Tudo ocorreu como o esperado. Brasil chegou na tão desejada final e precisava apenas de um empate para conquistar seu primeiro título mundial. O time ainda conseguiu sair na frente. Infelizmente, o Uruguai, outro time forte, empatou e desempatou. O último gol sofrido pelo Brasil ocorreu em uma situação em que o goleiro Barbosa deixou de defender uma bola que em outras situações não teria muita dificuldade para executar a ação. Essa partida é conhecida até hoje como Maracanazo.

A suposta falha de Barbosa fez com que sua carreira ficasse manchada para sempre. Muitos que o viram jogar falariam, se perguntados, que foi um grande goleiro, mas não deixariam de citar o trágico lance. O apelido de “o homem que fez o Brasil chorar” foi dado ao jogador.

“A pena máxima por um crime no Brasil é 30 anos. Eu pago por aquele gol há 50…”

O último goleiro negro brasileiro titular em uma copa (Foto: UOL)

A discussão sobre o racismo entra forte nessa situação. Por causa desse lance, os goleiros negros passaram a ter sua capacidade questionada. Até hoje, vemos com muita raridade um goleiro negro vestir o uniforme da seleção brasileira e mais raro ainda ele ser titular. O último a começar um jogo de Copa do Mundo foi Dida, em 2006.

Vemos que a busca por um culpado não é algo recente. Trata-se de um reflexo da nossa sociedade, impaciente e necessitada de resultados imediatos. Percebemos esses traços não só no futebol, como também em diversas outras áreas. As políticas econômicas são um exemplo.
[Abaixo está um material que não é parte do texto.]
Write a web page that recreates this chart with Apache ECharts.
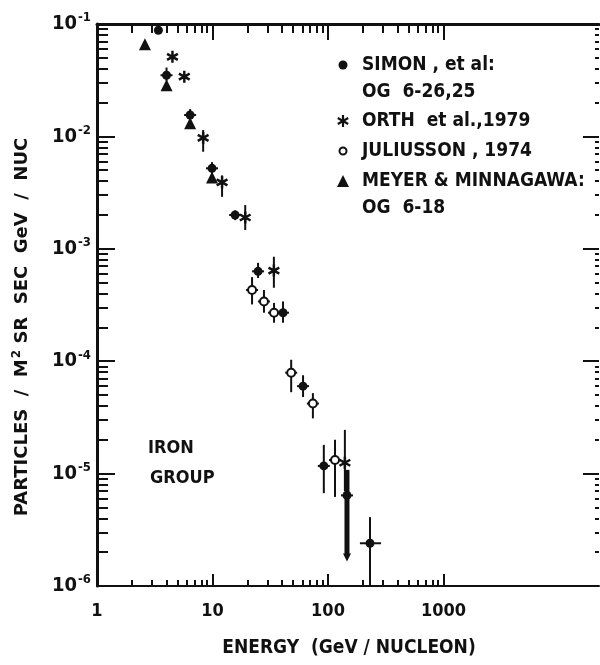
<!DOCTYPE html>
<html>
<head>
<meta charset="utf-8">
<script src="https://cdn.jsdelivr.net/npm/echarts@6/dist/echarts.min.js"></script>
<style>
html, body { margin: 0; padding: 0; background: #fff; }
#chart { width: 600px; height: 665px; }
</style>
</head>
<body>
<div id="chart"></div>
<script>
// energy (GeV/nucleon), flux, flux low, flux high [, energy low, energy high]
var simon = [
    [3.4, 0.088],
    [4.0, 0.035, 0.031, 0.041],
    [6.4, 0.0155, 0.0138, 0.0175],
    [9.9, 0.0052, 0.0046, 0.0059],
    [15.7, 0.0020, 0.0018, 0.0022],
    [24.8, 0.00063, 0.00055, 0.00075],
    [40.8, 0.00027, 0.00022, 0.00034],
    [60.8, 6.0e-5, 4.8e-5, 7.5e-5],
    [92, 1.17e-5, 6.7e-6, 1.8e-5],
    [231, 2.4e-6, 1.0e-6, 4.1e-6, 189, 288]
];
// upper limit drawn with arrow
var simonLimit = [
    [146, 6.4e-6, 1.65e-6, 1.08e-5]
];
var orth = [
    [4.5, 0.051],
    [5.7, 0.034],
    [8.3, 0.0097, 0.0073, 0.0114],
    [12.1, 0.0039, 0.0029, 0.0045],
    [19.2, 0.0019, 0.00147, 0.00245],
    [34, 0.00064, 0.00045, 0.00085],
    [140, 1.25e-5, 7e-6, 2.45e-5]
];
var juliusson = [
    [22, 0.00043, 0.00032, 0.00056],
    [27.9, 0.00034, 0.00027, 0.00043],
    [34.1, 0.00027, 0.00022, 0.00033],
    [48, 7.9e-5, 5.3e-5, 1.03e-4],
    [74, 4.2e-5, 3.1e-5, 5.2e-5],
    [115, 1.32e-5, 6.2e-6, 2.0e-5]
];
var meyer = [
    [2.6, 0.066],
    [4.0, 0.0285],
    [6.4, 0.0131],
    [9.9, 0.0043]
];
var xLabels = [1, 10, 100, 1000];
var yLabels = [1e-6, 1e-5, 1e-4, 1e-3, 1e-2, 1e-1];

var FONT = '"DejaVu Sans Condensed", "DejaVu Sans", sans-serif';
var WIDE = '"DejaVu Sans", sans-serif';
var INK = '#111';
var X_MAX = 22200;
var DIMS = ['e', 'f', 'lo', 'hi', 'elo', 'ehi'];

function minorTicks(from, to) {
    var t = [];
    for (var p = from; p < to; p++) {
        for (var k = 2; k <= 9; k++) t.push(+(k * Math.pow(10, p)).toPrecision(3));
    }
    return t;
}
function majorTicks(from, to) {
    var t = [];
    for (var p = from; p <= to; p++) t.push(+Math.pow(10, p).toPrecision(3));
    return t;
}

var xMajor = majorTicks(1, 3);
var xMinor = minorTicks(0, 3);
var yMajor = majorTicks(-5, -2);
var yMinor = minorTicks(-6, -1);

function xAxis(pos, ticks, len, lineWidth, labels) {
    return {
        type: 'log', logBase: 10, min: 1, max: X_MAX, position: pos,
        axisLine: { show: lineWidth > 0, lineStyle: { color: INK, width: lineWidth } },
        axisTick: { show: true, inside: true, length: len, customValues: ticks, lineStyle: { color: INK, width: 2 } },
        axisLabel: labels ? {
            show: true, customValues: labels, margin: 16, color: INK,
            formatter: function (v) { return String(Math.round(v)); },
            fontFamily: FONT, fontSize: 18, fontWeight: 'bold'
        } : { show: false },
        splitLine: { show: false }
    };
}
function yAxis(pos, ticks, len, lineWidth, labels) {
    return {
        type: 'log', logBase: 10, min: 1e-6, max: 0.1, position: pos,
        axisLine: { show: lineWidth > 0, lineStyle: { color: INK, width: lineWidth } },
        axisTick: { show: true, inside: true, length: len, customValues: ticks, lineStyle: { color: INK, width: 2 } },
        axisLabel: labels ? {
            show: true, customValues: labels, margin: 6, color: INK,
            formatter: function (v) { return '{a|10}{b|' + Math.round(Math.log10(v)) + '}'; },
            rich: {
                a: { fontFamily: FONT, fontSize: 20, fontWeight: 'bold', color: INK },
                b: { fontFamily: FONT, fontSize: 13, fontWeight: 'bold', color: INK, padding: [0, 0, 12, 1] }
            }
        } : { show: false },
        splitLine: { show: false }
    };
}

function errorBars(lineWidth, cross) {
    return function (params, api) {
        var e = api.value(0), f = api.value(1), lo = api.value(2), hi = api.value(3);
        var eLo = api.value(4), eHi = api.value(5);
        var c = api.coord([e, f]);
        var kids = [];
        var st = { stroke: INK, lineWidth: lineWidth };
        if (lo > 0 && hi > 0) {
            var a = api.coord([e, hi]), b = api.coord([e, lo]);
            kids.push({ type: 'line', shape: { x1: c[0], y1: a[1], x2: c[0], y2: b[1] }, style: st });
        }
        if (eLo > 0 && eHi > 0) {
            var l = api.coord([eLo, f]), r = api.coord([eHi, f]);
            kids.push({ type: 'line', shape: { x1: l[0], y1: c[1], x2: r[0], y2: c[1] }, style: st });
        } else if (cross > 0 && lo > 0) {
            kids.push({ type: 'line', shape: { x1: c[0] - cross, y1: c[1], x2: c[0] + cross, y2: c[1] }, style: st });
        }
        return { type: 'group', children: kids };
    };
}

function limitArrow(params, api) {
    var e = api.value(0), lo = api.value(2), hi = api.value(3);
    var a = api.coord([e, hi]), b = api.coord([e, lo]);
    var c = api.coord([e, api.value(1)]);
    return {
        type: 'group',
        children: [
            { type: 'line', shape: { x1: a[0], y1: a[1], x2: b[0], y2: b[1] - 6 }, style: { stroke: INK, lineWidth: 5 } },
            { type: 'polygon', shape: { points: [[b[0] - 4, b[1] - 8], [b[0] + 4, b[1] - 8], [b[0], b[1]]] }, style: { fill: INK } },
            { type: 'line', shape: { x1: c[0] - 6, y1: c[1], x2: c[0] + 6, y2: c[1] }, style: { stroke: INK, lineWidth: 2 } }
        ]
    };
}

var STAR = 'path://M-1,-5L1,-5L1,5L-1,5Z M3.83,-3.37L4.83,-1.63L-3.83,3.37L-4.83,1.63Z M-4.83,-1.63L-3.83,-3.37L4.83,1.63L3.83,3.37Z';

function pts(arr) { return arr.map(function (d) { return [d[0], d[1]]; }); }

function starIcon(cx, cy, r) {
    var kids = [];
    [90, 30, -30].forEach(function (deg) {
        var a = deg * Math.PI / 180;
        kids.push({
            type: 'line',
            shape: { x1: cx - r * Math.cos(a), y1: cy - r * Math.sin(a), x2: cx + r * Math.cos(a), y2: cy + r * Math.sin(a) },
            style: { stroke: INK, lineWidth: 2.2 }
        });
    });
    return { type: 'group', children: kids };
}

var chart = echarts.init(document.getElementById('chart'));

var legendItems = [
    { sym: 'dot', y: 65, lines: ['SIMON , et al:', 'OG  6-26,25'] },
    { sym: 'star', y: 121, lines: ['ORTH  et al.,1979'] },
    { sym: 'ring', y: 151, lines: ['JULIUSSON , 1974'] },
    { sym: 'tri', y: 181, lines: ['MEYER & MINNAGAWA:', 'OG  6-18'] }
];
var graphics = [];
legendItems.forEach(function (it) {
    var icon;
    if (it.sym === 'dot') icon = { type: 'circle', shape: { cx: 343, cy: it.y, r: 4.5 }, style: { fill: INK } };
    if (it.sym === 'ring') icon = { type: 'circle', shape: { cx: 343, cy: it.y, r: 3.5 }, style: { fill: '#fff', stroke: INK, lineWidth: 2 } };
    if (it.sym === 'tri') icon = { type: 'polygon', shape: { points: [[337, it.y + 6], [349, it.y + 6], [343, it.y - 6]] }, style: { fill: INK } };
    if (it.sym === 'star') icon = starIcon(343, it.y, 6);
    graphics.push(icon);
    it.lines.forEach(function (txt, i) {
        graphics.push({
            type: 'text', x: 362, y: it.y + i * 27,
            style: { text: txt, fill: INK, font: 'bold 19px ' + FONT, verticalAlign: 'middle', align: 'left' }
        });
    });
});
graphics.push({
    type: 'text', x: 148, y: 448,
    style: { text: 'IRON', fill: INK, font: 'bold 18px ' + FONT, verticalAlign: 'middle' }
});
graphics.push({
    type: 'text', x: 150, y: 478,
    style: { text: 'GROUP', fill: INK, font: 'bold 18px ' + FONT, verticalAlign: 'middle' }
});
graphics.push({
    type: 'text', x: 349, y: 648,
    style: { text: 'ENERGY  (GeV / NUCLEON)', fill: INK, font: 'bold 19px ' + FONT, align: 'center', verticalAlign: 'middle' }
});
graphics.push({
    type: 'text', x: 22, y: 327, rotation: Math.PI / 2,
    style: {
        text: '{t|PARTICLES  /  M}{s|2}{t| SR  SEC  GeV  /  NUC}',
        align: 'center', verticalAlign: 'middle',
        rich: {
            t: { fontFamily: WIDE, fontSize: 18, fontWeight: 'bold', fill: INK },
            s: { fontFamily: WIDE, fontSize: 12, fontWeight: 'bold', fill: INK, padding: [0, 0, 10, 1] }
        }
    }
});

function bars(name, renderItem, data) {
    return { type: 'custom', name: name, renderItem: renderItem, data: data, dimensions: DIMS, encode: { x: 0, y: 1 }, z: 2 };
}

chart.setOption({
    backgroundColor: '#fff',
    animation: false,
    grid: { left: 97, right: 1, top: 24, bottom: 79 },
    xAxis: [
        xAxis('bottom', xMajor, 12, 2, xLabels),
        xAxis('bottom', xMinor, 6, 0),
        xAxis('top', xMajor, 16, 3),
        xAxis('top', xMinor, 9, 0)
    ],
    yAxis: [
        yAxis('left', yMajor, 18, 3, yLabels),
        yAxis('left', yMinor, 11, 0),
        yAxis('right', yMajor, 16, 0),
        yAxis('right', yMinor, 4, 0)
    ],
    graphic: graphics,
    series: [
        bars('simon bars', errorBars(2, 6), simon),
        bars('simon limit', limitArrow, simonLimit),
        bars('orth bars', errorBars(2, 0), orth),
        bars('juliusson bars', errorBars(2, 6), juliusson),
        {
            type: 'scatter', name: 'SIMON, et al: OG 6-26,25', data: pts(simon).concat(pts(simonLimit)),
            symbol: 'circle', symbolSize: 9, itemStyle: { color: INK, opacity: 1 }, z: 3
        },
        {
            type: 'scatter', name: 'ORTH et al., 1979', data: pts(orth),
            symbol: STAR, symbolSize: 12, itemStyle: { color: INK, opacity: 1 }, z: 3
        },
        {
            type: 'scatter', name: 'JULIUSSON, 1974', data: pts(juliusson),
            symbol: 'circle', symbolSize: 8, itemStyle: { color: '#fff', borderColor: INK, borderWidth: 2, opacity: 1 }, z: 3
        },
        {
            type: 'scatter', name: 'MEYER & MINNAGAWA: OG 6-18', data: pts(meyer),
            symbol: 'triangle', symbolSize: 12, itemStyle: { color: INK, opacity: 1 }, z: 3
        }
    ]
});
</script>
</body>
</html>
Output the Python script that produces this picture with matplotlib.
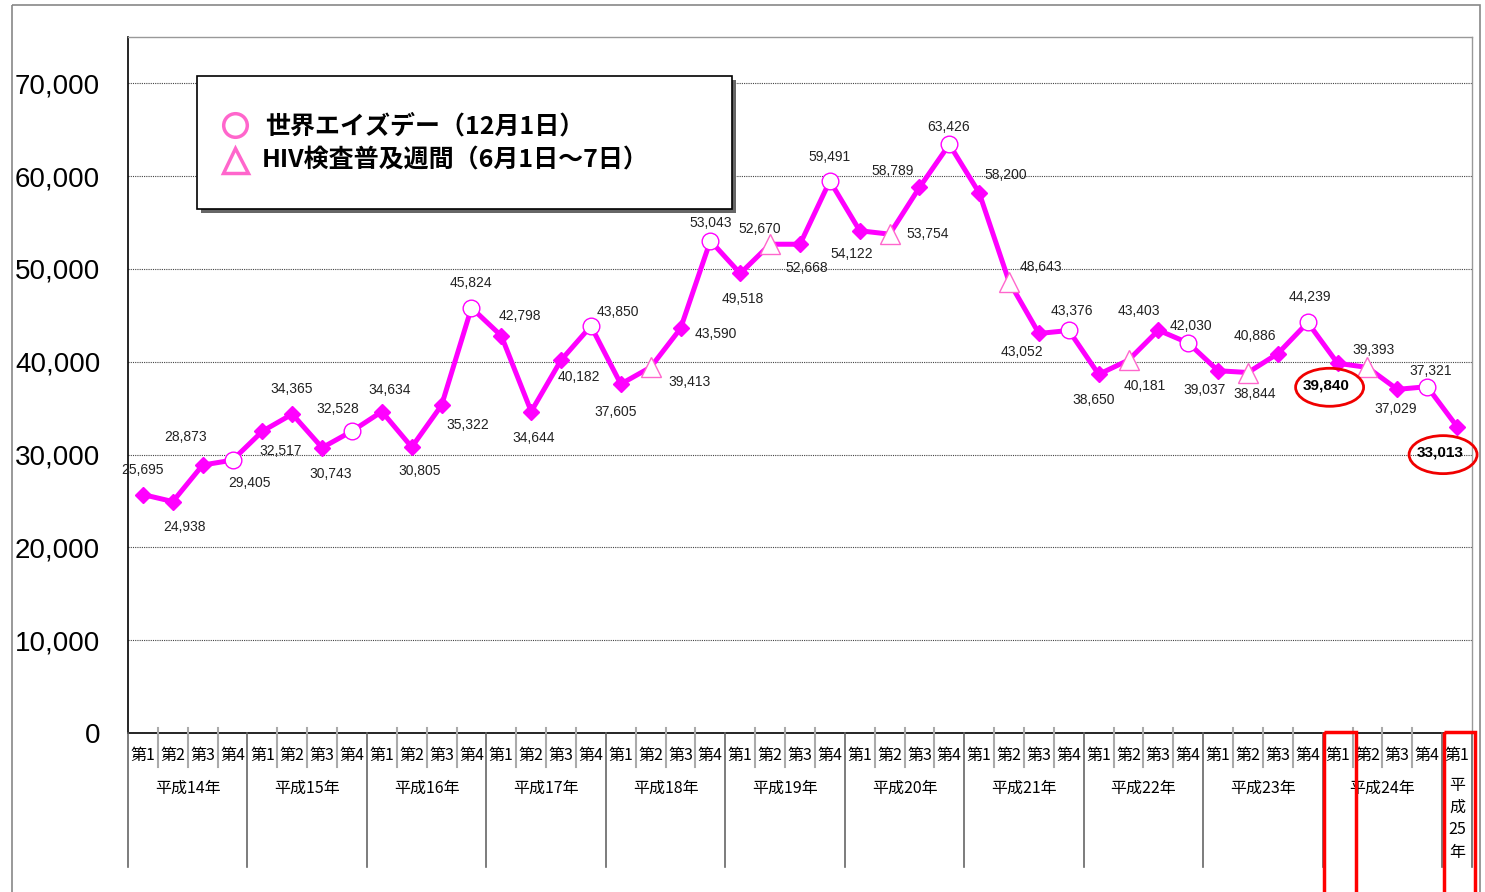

Muitas delas se baseiam na necessidade do longo prazo.

A nossa sociedade curto-prazista faz com que elas sejam executadas de uma forma errada e não entregue os resultados esperados.

Quando essa impaciência é juntada com a incapacidade de reconhecer o bom trabalho alheio, conseguimos retratar de forma exata o motivo pelo qual certos jogadores são marcados como o motivo da eliminação em uma copa.

O time, por muitas vezes, só não é bom o suficiente para ganhar o mundial. A dor de assumir isso é maior do que o bom senso de não culpar um indivíduo por uma incapacidade coletiva.